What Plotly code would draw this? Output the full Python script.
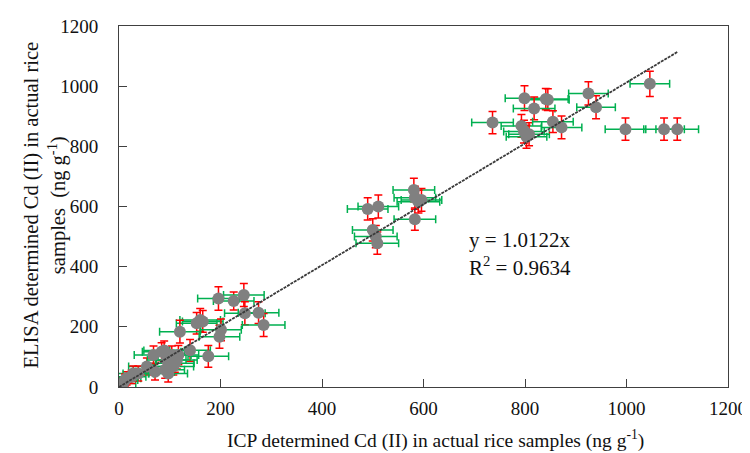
import plotly.graph_objects as go

# ICP (x) vs ELISA (y) determined Cd(II), with error bars
icp = [799, 841, 845, 818, 925, 940, 736, 793, 798, 803, 808, 855, 872, 998, 1074, 1100, 1046,
       581, 583, 590, 596, 583, 490, 511, 500, 506, 509,
       196, 226, 246, 248, 275, 285, 160, 153, 165, 201, 198, 120, 140, 176, 89, 117, 68, 84,
       114, 107, 91, 71, 55, 28, 8, 15, 97, 94, 38, 110, 104, 25, 12]
elisa = [960, 957, 955, 926, 976, 930, 879, 868, 849, 832, 840, 882, 863, 857, 857, 857, 1008,
         655, 629, 616, 622, 558, 592, 600, 522, 500, 478,
         294, 286, 306, 245, 247, 206, 223, 212, 218, 190, 167, 184, 122, 102, 121, 106, 106, 117,
         90, 68, 57, 51, 68, 45, 12, 29, 45, 90, 45, 79, 106, 34, 23]
icp_err = [38, 44, 42, 41, 39, 38, 41, 40, 40, 40, 40, 40, 40, 40, 40, 42, 39,
           41, 41, 42, 40, 41, 40, 40, 40, 42, 42,
           41, 40, 40, 40, 40, 42, 40, 40, 40, 40, 40, 40, 40, 40, 40, 40, 38, 38,
           40, 40, 38, 38, 36, 30, 25, 28, 38, 38, 30, 38, 38, 28, 25]
elisa_err = [41, 35, 36, 38, 39, 38, 37, 38, 38, 38, 38, 36, 38, 37, 37, 37, 42,
             39, 38, 38, 38, 37, 37, 38, 37, 37, 37,
             39, 30, 38, 38, 36, 38, 38, 36, 36, 36, 38, 38, 36, 36, 32, 32, 30, 30,
             30, 28, 28, 28, 28, 25, 20, 22, 28, 30, 25, 30, 30, 22, 20]

slope = 1.0122
fit_x = [0, 1100]
fit_y = [slope * v for v in fit_x]

tick_vals = [0, 200, 400, 600, 800, 1000, 1200]

x_title = "ICP determined Cd (II) in actual rice samples (ng g<sup>-1</sup>)"
y_title = "ELISA determined Cd (II) in actual rice<br>samples  (ng g<sup>-1</sup>)"
eq_text = "y = 1.0122x"
r2_text = "R<sup>2</sup> = 0.9634"

FONT = "Liberation Serif, Times New Roman, serif"
TXT = "#111"

fig = go.Figure()
fig.add_trace(go.Scatter(
    x=icp, y=elisa, mode="markers",
    marker=dict(size=12, color="#808080"),
    error_x=dict(type="data", array=icp_err, color="#00B050", thickness=1.5, width=4),
    error_y=dict(type="data", array=elisa_err, color="#FF0000", thickness=1.5, width=4),
    showlegend=False,
))
fig.add_trace(go.Scatter(
    x=fit_x, y=fit_y, mode="lines",
    line=dict(color="#3a3a3a", width=1.8, dash="3px,1px"),
    showlegend=False,
))

fig.add_annotation(x=686, y=489, xref="x", yref="y", text=eq_text,
                   showarrow=False, xanchor="left", yanchor="middle",
                   font=dict(family=FONT, size=21, color=TXT))
fig.add_annotation(x=686, y=402, xref="x", yref="y", text=r2_text,
                   showarrow=False, xanchor="left", yanchor="middle",
                   font=dict(family=FONT, size=21, color=TXT))

# axis titles as annotations (paper coords)
fig.add_annotation(x=0.5205, y=-0.1468, xref="paper", yref="paper", text=x_title,
                   showarrow=False, xanchor="center", yanchor="middle",
                   font=dict(family=FONT, size=19.5, color=TXT))
fig.add_annotation(x=-0.1206, y=0.504, xref="paper", yref="paper", text=y_title,
                   showarrow=False, xanchor="center", yanchor="middle", textangle=-90,
                   font=dict(family=FONT, size=20.5, color=TXT))

axis_common = dict(
    range=[0, 1200], tickvals=tick_vals, ticks="inside", ticklen=8,
    tickcolor="#404040", showline=True, linecolor="#404040", linewidth=1,
    mirror=True, showgrid=False, zeroline=False, automargin=False,
    tickfont=dict(family=FONT, size=19, color=TXT),
)

# page body has an 8px margin, so the figure is sized/offset to compensate
fig.update_layout(
    width=742, height=445,
    margin=dict(l=111, r=22, t=18, b=66),
    paper_bgcolor="white", plot_bgcolor="white",
    font=dict(family=FONT, color=TXT),
    xaxis=dict(**axis_common, ticklabelstandoff=4),
    yaxis=dict(**axis_common, ticklabelstandoff=16),
)

fig.write_html("out.html")
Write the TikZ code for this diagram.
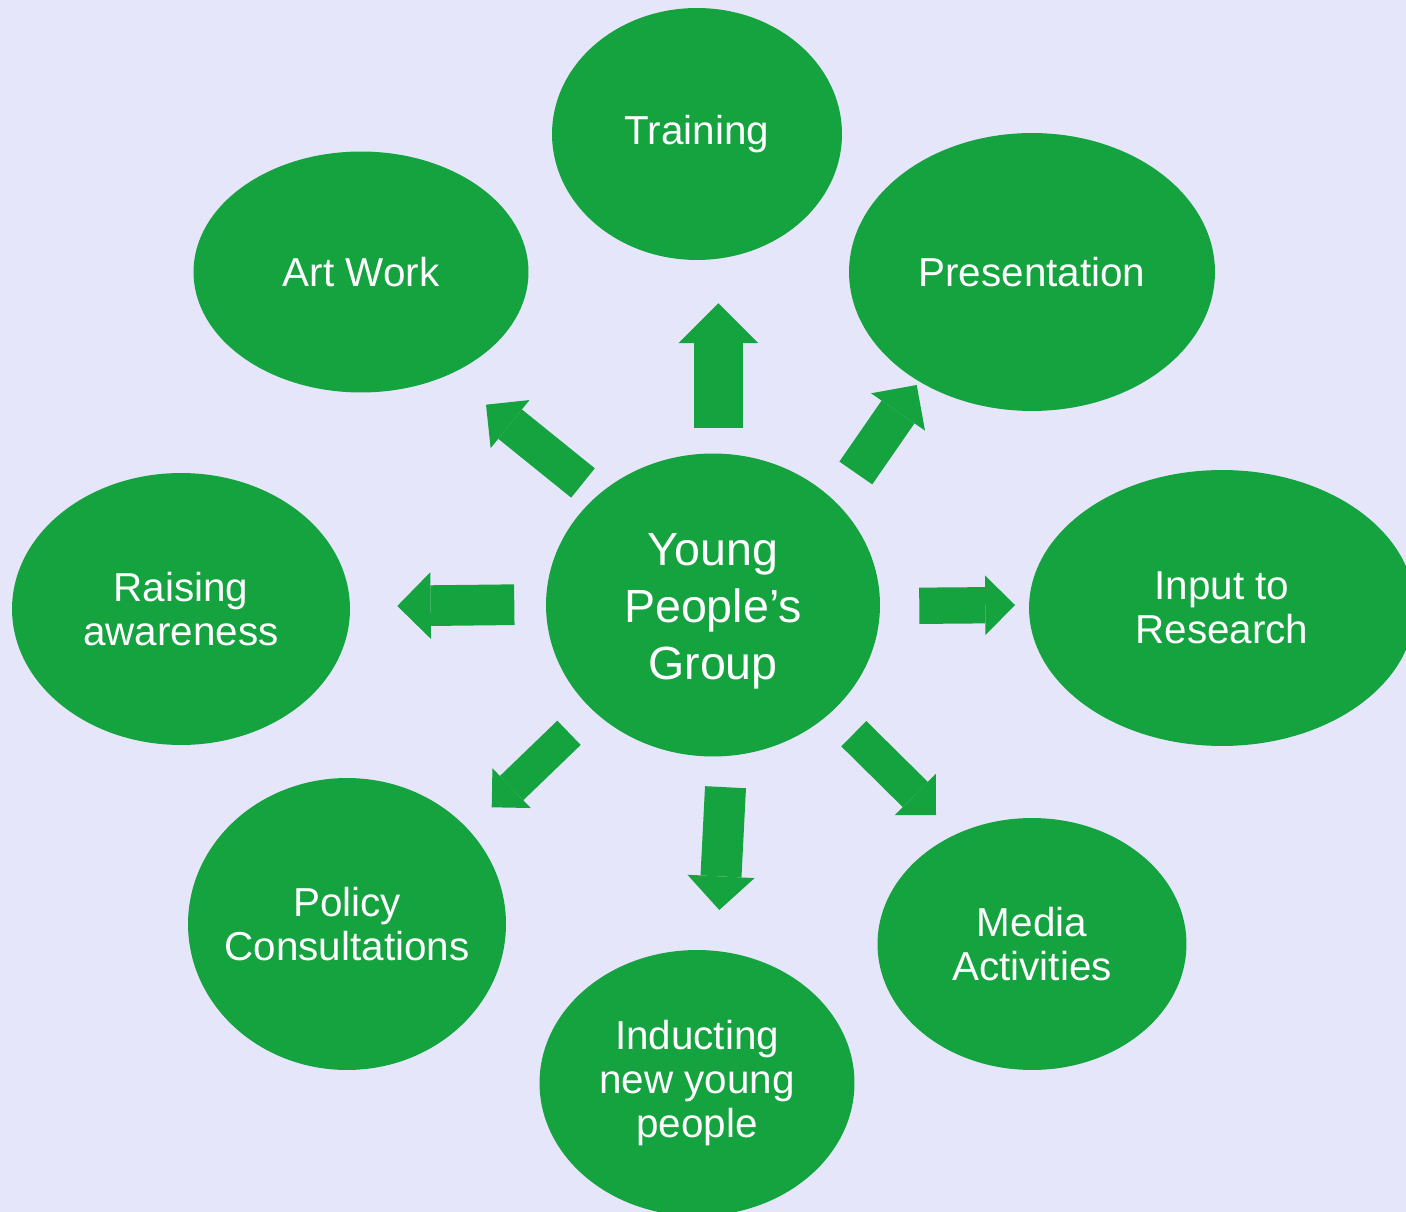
\documentclass[tikz,border=0pt]{standalone}
\usepackage{fontspec}
\setmainfont{Liberation Sans}
\usetikzlibrary{shapes.geometric,arrows.meta}

\definecolor{bgLavender}{RGB}{230,230,250}
\definecolor{ypGreen}{RGB}{20,163,62}

\newcommand\labelSize{\fontsize{23}{25}\selectfont}
\newcommand\centreSize{\fontsize{26.5}{32.3}\selectfont}

\tikzset{
  bubble/.style={ellipse, fill=ypGreen, text=white, inner sep=-1cm, align=center, font=\labelSize},
  blockarrow/.style={draw=ypGreen, line width=#1, -{Triangle[length=0pt 0.82, width=0pt 1.64, line width=0pt]}}
}

\begin{document}
\begin{tikzpicture}[x=0.02cm, y=-0.02cm]
    % background and size of the page
    \fill[bgLavender] (0,0) rectangle (1406,1212);
    \useasboundingbox (0,0) rectangle (1406,1212);

    % THE BUBBLES
    \node[bubble, minimum width=6.68cm, minimum height=6.06cm, font=\centreSize] (group) at (713,605) {\\[-0.25cm]Young\\People's\\Group};
    \node[bubble, minimum width=5.8cm, minimum height=5.04cm] (training) at (697,134) {Training};
    \node[bubble, minimum width=7.32cm, minimum height=5.56cm] (presentation) at (1032,272) {Presentation};
    \node[bubble, minimum width=6.7cm, minimum height=4.82cm] (artwork) at (361,272) {Art Work};
    \node[bubble, minimum width=6.76cm, minimum height=5.44cm] (raising) at (181,609) {Raising\\awareness};
    \node[bubble, minimum width=7.72cm, minimum height=5.52cm] (research) at (1222,608) {Input to\\Research};
    \node[bubble, minimum width=6.36cm, minimum height=5.84cm] (policy) at (347,924) {Policy\\Consultations};
    \node[bubble, minimum width=6.18cm, minimum height=5.04cm] (media) at (1032,944) {Media\\Activities};
    \node[bubble, minimum width=6.3cm, minimum height=5.32cm] (inducting) at (697,1083) {Inducting\\new young\\people};

    % ends of the block arrows
    \coordinate (trainTail) at (718.3,427.7);
    \coordinate (trainTip) at (718.3,303.3);
    \coordinate (presTail) at (855.8,473);
    \coordinate (presTip) at (916.7,385);
    \coordinate (artTail) at (583,483);
    \coordinate (artTip) at (486,404.7);
    \coordinate (raiseTail) at (514.3,604.7);
    \coordinate (raiseTip) at (397.3,606);
    \coordinate (resTail) at (919.3,605.8);
    \coordinate (resTip) at (1015,605);
    \coordinate (polTail) at (569,732.8);
    \coordinate (polTip) at (491.7,807.3);
    \coordinate (indTail) at (725.5,787.2);
    \coordinate (indTip) at (719.3,910);
    \coordinate (medTail) at (853.8,733.7);
    \coordinate (medTip) at (936,815);

    % ARROWS OUT OF THE GROUP
    \draw[blockarrow=0.974cm] (trainTail) -- (trainTip);
    \draw[blockarrow=0.8cm] (presTail) -- (presTip);
    \draw[blockarrow=0.754cm] (artTail) -- (artTip);
    \draw[blockarrow=0.814cm] (raiseTail) -- (raiseTip);
    \draw[blockarrow=0.726cm] (resTail) -- (resTip);
    \draw[blockarrow=0.674cm] (polTail) -- (polTip);
    \draw[blockarrow=0.82cm] (indTail) -- (indTip);
    \draw[blockarrow=0.712cm] (medTail) -- (medTip);
\end{tikzpicture}
\end{document}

####

Problem to work on: Show all lines in the entries above where the word "this" appears.

Written solution:
What Plotly code would draw this? Output the full Python script.
Write the TikZ code for this diagram.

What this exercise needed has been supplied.